RSUs represent a promise to deliver shares upon the fulfillment of vesting conditions, usually tied to time or performance. RSUs are simpler to administer and offer clear value to employees, although they don’t carry shareholder rights until vested.
Incentive Stock Options (ISOs)
Primarily offered in the U.S., ISOs allow employees to purchase shares at a set price with favorable tax treatment, provided specific holding periods are met. They’re ideal for startups aiming to reward early contributors.
Unlike ISOs, NSOs do not require special tax treatment and are taxed as income when exercised. These are versatile and can be granted to employees, contractors, or advisors.
Stock Appreciation Rights (SARs)
SARs grant the right to profit from the increase in stock price over time, without owning the actual shares. Payouts may be in cash or shares, offering flexibility while linking rewards to company performance.
These mimic real stock ownership, providing cash payouts equivalent to share value gains, without actually issuing equity. Phantom shares are useful for global teams or in regions with strict equity regulations.
Performance Share Units (PSUs)
PSUs are tied directly to performance metrics such as revenue growth or EBITDA targets. They align high-level talent with strategic business goals and are often used for executive compensation.
Benefits of Equity Incentive Plans for Employers and Employees
For Employers
- Cash flow efficiency: Preserve capital for reinvestment while rewarding key contributors.
- Retention through vesting: Structured timelines discourage premature exits.
- Enhanced productivity: Employees with equity are more motivated to boost company performance.
- Global competitiveness: Helps smaller or international firms compete with large corporations in hiring.
For Employees
- Long-term financial upside: Potential to benefit from stock appreciation.
- Sense of ownership: Deepens emotional and professional investment in the company.
- Diversified compensation: Supplements fixed pay and boosts total reward value.
Challenges of Offering Equity to a Global Workforce
Administering equity plans across borders introduces significant complexity. Companies must account for:
- Local tax implications: Tax treatment of equity varies widely by country.

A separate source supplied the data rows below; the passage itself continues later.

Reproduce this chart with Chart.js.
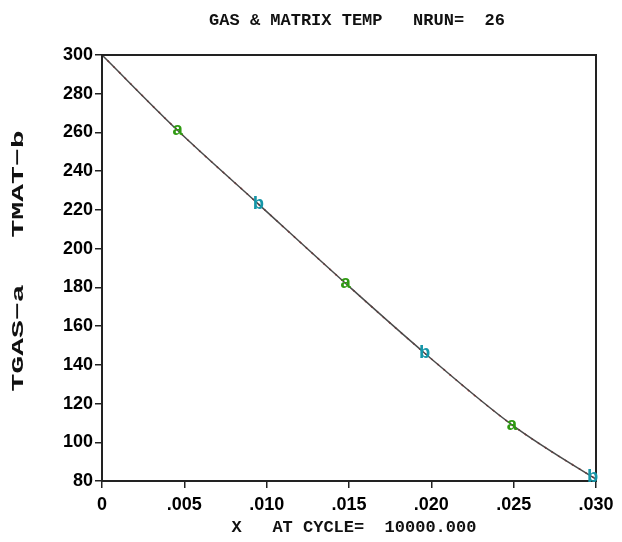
<!DOCTYPE html>
<html>
<head>
<meta charset="utf-8">
<script src="https://cdn.jsdelivr.net/npm/chart.js@4.4.1/dist/chart.umd.min.js"></script>
<style>
  html, body { margin: 0; padding: 0; background: #fff; }
  #wrap { width: 622px; height: 542px; }
</style>
</head>
<body>
<div id="wrap"><canvas id="tempChart" width="622" height="542"></canvas></div>
<script>
// x positions (metres) of the sampled curve
const curveX = [0, 0.0046, 0.0095, 0.0148, 0.0196, 0.0249, 0.0298, 0.0300];
const gasCurve = [300, 261, 223, 182, 146, 109, 82, 81];
const matCurve = [300, 261, 223, 182, 146, 109, 82, 81];

// symbol positions for each curve
const gasMarkX = [0.0046, 0.0148, 0.0249];
const gasMarkY = [261, 182, 109];
const matMarkX = [0.0095, 0.0196, 0.0298];
const matMarkY = [223, 146, 82];

const xTickLabels = ['0', '.005', '.010', '.015', '.020', '.025', '.030'];

const chartTitle = 'GAS & MATRIX TEMP   NRUN=  26';
const xTitle = 'X   AT CYCLE=  10000.000';
const yLabelMat = 'TMAT\u2212b';
const yLabelGas = 'TGAS\u2212a';

function toPoints(xs, ys) {
  return xs.map((x, i) => ({ x: x, y: ys[i] }));
}

const monoFont = 'bold 17px "Liberation Mono", "DejaVu Sans Mono", monospace';

// frame, letter markers and free text
const plotDecor = {
  id: 'plotDecor',
  afterDatasetsDraw(chart) {
    const ctx = chart.ctx;
    const area = chart.chartArea;

    ctx.save();
    ctx.strokeStyle = '#222';
    ctx.lineWidth = 2;
    ctx.strokeRect(area.left, area.top, area.right - area.left, area.bottom - area.top);
    ctx.restore();

    chart.data.datasets.forEach((ds, i) => {
      if (!ds.letter) return;
      const meta = chart.getDatasetMeta(i);
      ctx.save();
      ctx.font = 'bold 19px "Liberation Mono", "DejaVu Sans Mono", monospace';
      ctx.fillStyle = ds.letterColor;
      ctx.textAlign = 'center';
      ctx.textBaseline = 'middle';
      meta.data.forEach(pt => {
        ctx.fillText(ds.letter, pt.x, pt.y);
      });
      ctx.restore();
    });
  },
  afterDraw(chart) {
    const ctx = chart.ctx;
    ctx.save();
    ctx.fillStyle = '#111';
    ctx.font = monoFont;
    ctx.textAlign = 'center';
    ctx.textBaseline = 'middle';
    ctx.fillText(chartTitle, 357, 21);
    ctx.fillText(xTitle, 354, 528);

    [[yLabelMat, 184], [yLabelGas, 338]].forEach(([txt, cy]) => {
      ctx.save();
      ctx.translate(19, cy);
      ctx.rotate(-Math.PI / 2);
      ctx.scale(1.75, 1);
      ctx.fillText(txt, 0, 0);
      ctx.restore();
    });
    ctx.restore();
  }
};

const tickFont = { family: '"Liberation Sans", Arial, sans-serif', size: 18, weight: 'bold' };

const ctx = document.getElementById('tempChart').getContext('2d');
const tempChart = new Chart(ctx, {
  type: 'scatter',
  data: {
    datasets: [
      {
        label: 'TMAT',
        data: toPoints(curveX, matCurve),
        showLine: true,
        borderColor: '#4a4a4a',
        borderWidth: 1.5,
        pointRadius: 0,
        cubicInterpolationMode: 'monotone'
      },
      {
        label: 'TGAS',
        data: toPoints(curveX, gasCurve),
        showLine: true,
        borderColor: '#d01010',
        borderWidth: 1.5,
        borderDash: [2, 6],
        pointRadius: 0,
        cubicInterpolationMode: 'monotone'
      },
      {
        label: 'TGAS marks',
        data: toPoints(gasMarkX, gasMarkY),
        showLine: false,
        pointRadius: 0,
        letter: 'a',
        letterColor: '#2f9a12'
      },
      {
        label: 'TMAT marks',
        data: toPoints(matMarkX, matMarkY),
        showLine: false,
        pointRadius: 0,
        letter: 'b',
        letterColor: '#1596a8'
      }
    ]
  },
  options: {
    responsive: false,
    animation: false,
    layout: { padding: { top: 55, right: 26, bottom: 0, left: 0 } },
    plugins: {
      legend: { display: false },
      tooltip: { enabled: false }
    },
    scales: {
      x: {
        type: 'linear',
        min: 0,
        max: 0.03,
        afterFit(scale) { scale.height = 61; },
        afterBuildTicks(scale) {
          scale.ticks = xTickLabels.map((t, i) => ({ value: i * 0.005 }));
        },
        ticks: {
          color: '#000',
          font: tickFont,
          padding: 6,
          maxRotation: 0,
          autoSkip: false,
          callback: (v, i) => xTickLabels[i]
        },
        grid: { drawOnChartArea: false, drawTicks: true, tickLength: 7, color: '#222', lineWidth: 1.5 },
        border: { display: true, color: '#222', width: 2 }
      },
      y: {
        type: 'linear',
        min: 80,
        max: 300,
        afterFit(scale) { scale.width = 102; },
        ticks: {
          stepSize: 20,
          color: '#000',
          font: tickFont,
          padding: 2
        },
        grid: { drawOnChartArea: false, drawTicks: true, tickLength: 7, color: '#222', lineWidth: 1.5 },
        border: { display: true, color: '#222', width: 2 }
      }
    }
  },
  plugins: [plotDecor]
});
</script>
</body>
</html>
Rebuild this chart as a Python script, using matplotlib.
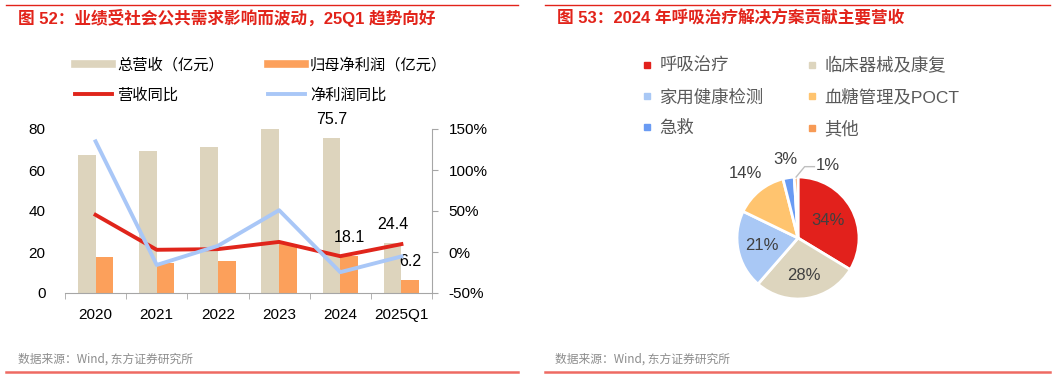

- Regulatory compliance: Securities laws and labor codes differ globally.
- Employee classification: Contractors and employees may have different rights.
- Currency volatility and repatriation: Affects perceived value and usability of rewards.
To mitigate risk and ensure seamless execution, many companies turn to global HR partners like Mercans. We help design localized equity programs that comply with international tax and labor laws, without compromising on strategic intent.
How to Implement Equity Plans Globally
Launching a successful equity incentive plan across regions involves:
- Clarifying goals: Are you looking to retain talent, attract executives, or reward top performers?
- Choosing the right equity type: RSUs, options, or phantom stock—each has distinct tax and administrative implications.
- Understanding local laws: Partner with compliance experts or Employer of Record (EOR) services.
- Establishing vesting and performance criteria: Design structures that align with your organizational roadmap.
- Communicating clearly: Educate employees on the value, risks, and benefits of their equity awards.
With Mercans, you gain a partner that understands how to navigate global compensation planning, ensuring your equity plans drive real results, without exposing you to compliance risks.
Conclusion
An equity incentive plan is more than just a tool for deferred compensation—it’s a powerful driver of engagement, retention, and strategic alignment. As companies face economic uncertainty and fierce competition for global talent, equity becomes a compelling differentiator.
With the right knowledge and support, organizations can confidently implement equity plans that scale globally, comply locally, and reward strategically.